Michael Egnor has a history of pure apologetics;
As a scientific expert, there is nothing to his rant.
Could he cite a proper journal for his odd take on genetics?
I am certain he would do it in a heartbeat—but he can’t.

This is clearly not a story with two equal sides competing;
The minority opinion Egnor holds is quite bizarre;
In the march of human knowledge, it’s a view that’s fast retreating,
And I’m fairly disappointed that it’s here on NPR.

The Digital Pack-Rat, volume 12

Ok, the first is from here–a bit of a discussion about a badly reviewed journal article “Mitochondria, the missing link between body and soul: Proteomic prospective evidence”.

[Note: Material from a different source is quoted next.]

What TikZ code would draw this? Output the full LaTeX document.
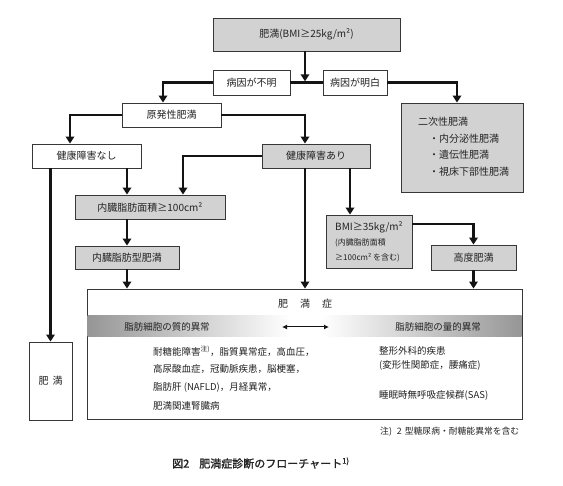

Creationists’ goal is to prove there’s a soul
That’s impossible to have evolved;
The task is quite trying; instead, they keep lying,
And think that their problem is solved.
These pinhead god-floggers just woke up the bloggers
Who slapped them back down to their place;
With options now fewer, they’ll try something newer;
A godly stupidity race.

Next, from here, a comment on the observation that creationist cure for so very many physical ailments is… enemas. The nature of the problem hardly seems to matter–if there is half a chance they can make a badly-argued connection (and remember, making badly argued connections is a property of creationists in the same way that inertia is a property of matter), they will prescribe a high colonic for everything from the common cold to lung cancer.

Creationist pinheads and half-wits and numbskulls–
You name it; Pharyngula’s got ’em.
Some people go straight to the doctor for pains:
These people go straight to the bottom.
No antibiotics! No surgery! Nothing!
The Bible says “this too shall pass”
We only want medicine Jesus approves of…

So here, stick this hose up your ass.

I don’t tend to include limericks in the pack-rat series, but these I enjoyed. One of PZ’s fans had written him… long on words, short on paragraphs or content. And, as per policy, PZ presented it in his traditional Comic Sans font.

“I get email”; we know what comes next
In this case, an immense wall of text–
So there’s no other choice
But the standard “kook voice”–
Comic sans, pathologically vexed

We know briefness contributes to wit
And this fellow, he wanders… a bit.
And although there is levity
In sheer lack of brevity,
More words: greater chance that it’s shit.

Lastly, the most recent kerfuffle in Washington State, where a legislator is concerned that the Supreme Ruler Of The Universe is getting short shrift. Of course, I would kinda think that a supreme ruler could take care of him, her, it, or themself(ves), but rep. Struiksma apparently thinks God–er, the supreme ruler of the universe could use her help. Seems she has more power in this than the SROTU does.

If this ruler really rules,
then the courts and laws and rules
Are already gleaming jewels
in his crown.
Does she think that we are fools,
She can use us as her tools?
Let’s just wait until she cools
A little down.

Does she think her ruler shy?
If we slight him, will he cry?
After all, she does imply
In her bill
That our power to deny
Is sufficient to defy,
Overcome, and say good-bye
To his will.

If this bill of hers should pass
Then her power would surpass
Her god’s greatness, and alas,
She’d be greater
Which, although it may be crass,
Means this legislative ass
Joins the new and higher class
Of “creator”.

Poor lady. I bet she doesn’t even suspect that the Supreme Ruler Of The Universe is a cuttlefish. Or that he really doesn’t care about recognition by Washington State.